There's a lot of testosterone and intensity, the reliever explained, and it boiled over today.

"I can't allow that to happen in the middle of the game, you can handle that after the games or allow the manager to handle that, so in that light of it I'm wrong."

Was there an issue before today?

"No," Papelbon said. It wasn't about Harper's comments about Papelbon hitting Manny Machado earlier this week either. Harper said it was "tired" coming as it did after a home run in the Orioles' slugger's previous at bat and he thought he would likely get hit in retaliation in the next game.

So what was it then? What started the whole incident? Asked directly, Papelbon was still circumspect when it came to details.

"I think, you know, just, for me, just me being out there and I know we're not in playoffs anymore, I realize that," he said.

"And I think there's a lot of frustration that's spilling over and for me it's just a situation where we've got to keep grinding and even though we're not in this thing and play the game the right way, you know."

"For me it's just a tough season and a lot of things boil over, you want to say that, you know, it's for one thing or another and it's not."

Papelbon said a few times in his six-minute interview that it was just a disagreement with someone he thinks of as a brother.

"I grew up with brothers. He grew up with brothers. I view him as a brother of mine.
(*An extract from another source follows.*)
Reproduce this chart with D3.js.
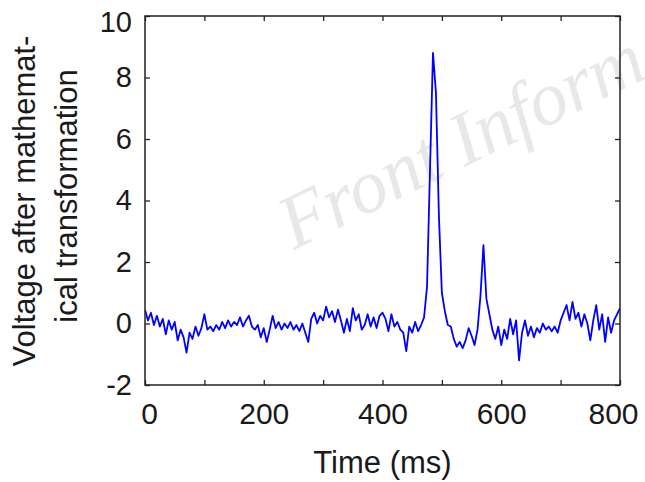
<!DOCTYPE html>
<html>
<head>
<meta charset="utf-8">
<script src="https://cdn.jsdelivr.net/npm/d3@7"></script>
<style>
  body { margin: 0; background: #fff; }
  text { font-family: "Liberation Sans", Arial, sans-serif; fill: #1a1a1a; }
</style>
</head>
<body>
<script>
var timeStep = 5;
var voltage = [
  0.45, 0.1, 0.35, -0.05, 0.25, -0.1, 0.15, -0.35, 0.1, -0.2,
  0.05, -0.55, -0.2, -0.45, -0.95, -0.3, -0.5, -0.1, -0.4, -0.15,
  0.3, -0.2, -0.1, -0.25, -0.05, -0.2, 0.05, -0.15, 0.1, -0.1,
  0.05, -0.05, 0.2, -0.1, 0.1, 0.25, -0.1, -0.2, -0.05, -0.45,
  -0.15, -0.6, -0.2, 0.25, -0.15, 0.05, -0.2, 0.0, -0.15, 0.05,
  -0.2, -0.05, -0.25, 0.0, -0.3, -0.6, 0.15, 0.35, 0.0, 0.25,
  0.1, 0.55, 0.2, 0.4, 0.05, 0.45, 0.1, -0.3, 0.15, -0.25,
  0.5, 0.1, 0.3, -0.2, -0.05, 0.3, -0.1, 0.2, -0.15, 0.25,
  0.35, 0.15, -0.25, 0.3, -0.1, 0.05, -0.2, -0.3, -0.9, -0.1,
  -0.3, 0.05, -0.25, -0.05, 0.2, 1.2, 5.0, 8.8, 7.5, 3.5,
  1.0, 0.4, -0.05, -0.1, -0.5, -0.75, -0.6, -0.8, -0.55, -0.15,
  -0.4, -0.7, -0.2, 0.9, 2.55, 0.8, 0.3, -0.2, -0.5, -0.1,
  -0.7, -0.2, -0.5, 0.15, -0.35, 0.1, -1.2, -0.3, 0.1, -0.4,
  -0.1, -0.45, -0.15, -0.3, 0.0, -0.2, -0.1, -0.25, -0.1, -0.3,
  0.1, 0.35, 0.6, 0.1, 0.7, 0.15, 0.35, -0.1, 0.3, 0.0,
  -0.55, 0.1, 0.6, -0.2, 0.3, -0.6, 0.2, -0.3, 0.1, 0.3,
  0.5
];
var xTicks = [0, 100, 200, 300, 400, 500, 600, 700, 800];
var xLabels = [0, 200, 400, 600, 800];
var yTicks = [-2, 0, 2, 4, 6, 8, 10];

var width = 645, height = 482;
var plotLeft = 145, plotRight = 620, plotTop = 16, plotBottom = 385;

var svg = d3.select("body").append("svg")
  .attr("width", width)
  .attr("height", height);

var x = d3.scaleLinear().domain([0, 800]).range([plotLeft, plotRight]);
var y = d3.scaleLinear().domain([-2, 10]).range([plotBottom, plotTop]);

// watermark
svg.append("text")
  .attr("transform", "translate(294,250) rotate(-26)")
  .style("font-family", "'Liberation Serif', serif")
  .style("font-style", "italic")
  .style("font-size", "76px")
  .style("fill", "#e8e8e8")
  .text("Front Inform");

// signal
svg.append("clipPath").attr("id", "plotclip")
  .append("rect")
  .attr("x", plotLeft).attr("y", plotTop)
  .attr("width", plotRight - plotLeft).attr("height", plotBottom - plotTop);

var line = d3.line()
  .x(function(d, i) { return x(i * timeStep); })
  .y(function(d) { return y(d); });

svg.append("path")
  .datum(voltage)
  .attr("clip-path", "url(#plotclip)")
  .attr("fill", "none")
  .attr("stroke", "#0000ff")
  .attr("stroke-width", 1.8)
  .attr("stroke-linejoin", "round")
  .attr("d", line);

// axes (ticks point inward, mirrored on top and right)
var fmtX = function(d) { return xLabels.indexOf(d) >= 0 ? String(d) : ""; };

var xAxis = svg.append("g")
  .attr("transform", "translate(0," + plotBottom + ")")
  .call(d3.axisBottom(x).tickValues(xTicks).tickFormat(fmtX)
    .tickSizeInner(-5).tickSizeOuter(0).tickPadding(18));
xAxis.selectAll("text")
  .style("font-size", "30px")
  .attr("dx", function(d) { return d === 0 ? 4 : d === 800 ? -7 : 0; });

svg.append("g")
  .attr("transform", "translate(0," + plotTop + ")")
  .call(d3.axisTop(x).tickValues(xTicks).tickFormat("")
    .tickSizeInner(-5).tickSizeOuter(0));

var yAxis = svg.append("g")
  .attr("transform", "translate(" + plotLeft + ",0)")
  .call(d3.axisLeft(y).tickValues(yTicks).tickFormat(function(d) { return String(d); })
    .tickSizeInner(-5).tickSizeOuter(0).tickPadding(13));
yAxis.selectAll("text")
  .style("font-size", "29px")
  .attr("dy", function(d) { return d === 10 ? "0.55em" : "0.32em"; });

svg.append("g")
  .attr("transform", "translate(" + plotRight + ",0)")
  .call(d3.axisRight(y).tickValues(yTicks).tickFormat("")
    .tickSizeInner(-5).tickSizeOuter(0));

svg.selectAll(".domain").remove();
svg.selectAll(".tick line").attr("stroke", "#222").attr("stroke-width", 1.3);
svg.selectAll(".tick text").style("fill", "#1a1a1a").style("font-family", "'Liberation Sans', Arial, sans-serif");

svg.append("rect")
  .attr("x", plotLeft).attr("y", plotTop)
  .attr("width", plotRight - plotLeft).attr("height", plotBottom - plotTop)
  .attr("fill", "none")
  .attr("stroke", "#222")
  .attr("stroke-width", 1.5);

// titles
svg.append("text")
  .attr("x", (plotLeft + plotRight) / 2)
  .attr("y", 473)
  .attr("text-anchor", "middle")
  .style("font-size", "31px")
  .text("Time (ms)");

svg.append("text")
  .attr("transform", "translate(35,201) rotate(-90)")
  .attr("text-anchor", "middle")
  .style("font-size", "31px")
  .text("Voltage after mathemat-");

svg.append("text")
  .attr("transform", "translate(77,196) rotate(-90)")
  .attr("text-anchor", "middle")
  .style("font-size", "31px")
  .text("ical transformation");
</script>
</body>
</html>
And sometimes in this game there's a lot of testosterone, there's a lot of intensity that spills over and I think that happened today."

"We're all brothers here, you know," he explained at another point.
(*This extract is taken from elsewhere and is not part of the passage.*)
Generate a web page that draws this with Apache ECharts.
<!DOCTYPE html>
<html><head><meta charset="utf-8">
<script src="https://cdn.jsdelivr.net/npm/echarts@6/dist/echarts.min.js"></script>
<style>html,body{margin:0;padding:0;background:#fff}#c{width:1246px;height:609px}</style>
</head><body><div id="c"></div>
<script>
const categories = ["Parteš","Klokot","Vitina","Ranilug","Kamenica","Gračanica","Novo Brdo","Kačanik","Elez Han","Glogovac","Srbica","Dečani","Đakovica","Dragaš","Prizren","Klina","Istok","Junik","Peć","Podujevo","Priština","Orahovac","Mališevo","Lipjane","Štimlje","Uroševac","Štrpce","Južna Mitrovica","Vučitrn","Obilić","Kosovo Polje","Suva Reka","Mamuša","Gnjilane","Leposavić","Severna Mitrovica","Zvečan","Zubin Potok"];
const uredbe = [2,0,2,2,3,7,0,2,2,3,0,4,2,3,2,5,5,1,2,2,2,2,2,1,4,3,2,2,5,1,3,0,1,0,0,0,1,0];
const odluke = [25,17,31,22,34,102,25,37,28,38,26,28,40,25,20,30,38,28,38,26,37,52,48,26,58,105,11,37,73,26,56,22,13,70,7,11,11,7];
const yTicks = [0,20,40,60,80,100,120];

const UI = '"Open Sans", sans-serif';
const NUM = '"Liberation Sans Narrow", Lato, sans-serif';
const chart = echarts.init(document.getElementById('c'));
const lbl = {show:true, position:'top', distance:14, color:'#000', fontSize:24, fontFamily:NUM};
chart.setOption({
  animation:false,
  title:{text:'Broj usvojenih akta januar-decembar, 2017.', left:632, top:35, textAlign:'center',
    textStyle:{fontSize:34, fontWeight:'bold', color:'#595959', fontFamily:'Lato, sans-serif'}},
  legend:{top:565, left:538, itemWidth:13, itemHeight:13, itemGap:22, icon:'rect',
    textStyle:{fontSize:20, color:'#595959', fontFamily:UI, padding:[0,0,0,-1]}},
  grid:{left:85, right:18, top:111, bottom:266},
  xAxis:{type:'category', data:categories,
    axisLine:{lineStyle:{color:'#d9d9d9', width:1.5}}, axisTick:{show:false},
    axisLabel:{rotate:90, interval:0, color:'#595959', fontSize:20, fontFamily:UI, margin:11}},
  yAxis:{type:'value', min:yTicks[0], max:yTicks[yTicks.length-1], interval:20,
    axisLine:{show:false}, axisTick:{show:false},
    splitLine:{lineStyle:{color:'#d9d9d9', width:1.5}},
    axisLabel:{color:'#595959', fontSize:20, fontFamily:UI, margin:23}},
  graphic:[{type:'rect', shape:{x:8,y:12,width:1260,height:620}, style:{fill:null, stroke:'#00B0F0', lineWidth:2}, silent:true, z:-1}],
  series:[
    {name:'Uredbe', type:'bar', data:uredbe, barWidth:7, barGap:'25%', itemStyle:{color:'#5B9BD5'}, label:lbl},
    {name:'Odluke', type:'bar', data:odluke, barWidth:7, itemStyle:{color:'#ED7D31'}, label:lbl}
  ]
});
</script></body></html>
"It's just like growing up and you're with these guys more that you are your own family, and I fought with my brothers plenty of times growing up and the next day you give each other a hug and you say, 'Hey look, I'm wrong, you're right and you're right, I'm wrong and let's come back together and keep fighting together and come back next year and keep doing the same thing."

"It's happened for hundreds of years in this game and I think it will continue to happen," Papelbon said.
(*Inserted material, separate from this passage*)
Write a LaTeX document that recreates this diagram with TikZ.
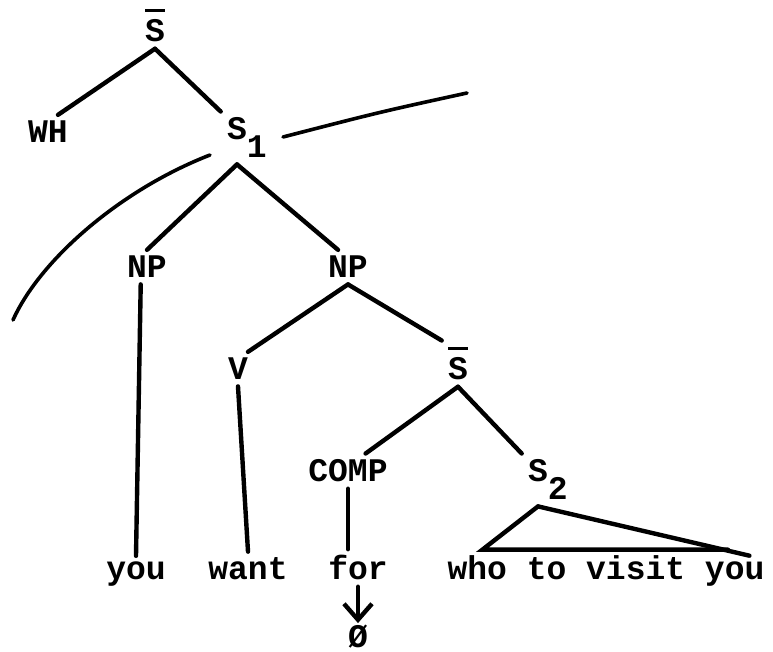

"And I just didn't maybe necessarily do it the right way and there's better ways to do it, but it happened and I can't take anything back, but Bryce and I are good and we will be good."

Harper, didn't have much to offer in the way of detail either, deflecting inquiries by talking about staying focused for the next week and doing what he has to do for the rest of the season.

He did, however, acknowledge that Papelbon had apologized.

"He apologized, so, you know, whatever, I really don't care," Harper said.

"It's the next six days and keep doing what I'm doing. It's like brothers fighting. That's what happens and you know, hopefully move forward and do what I can for the next six days to have some fun and play the game."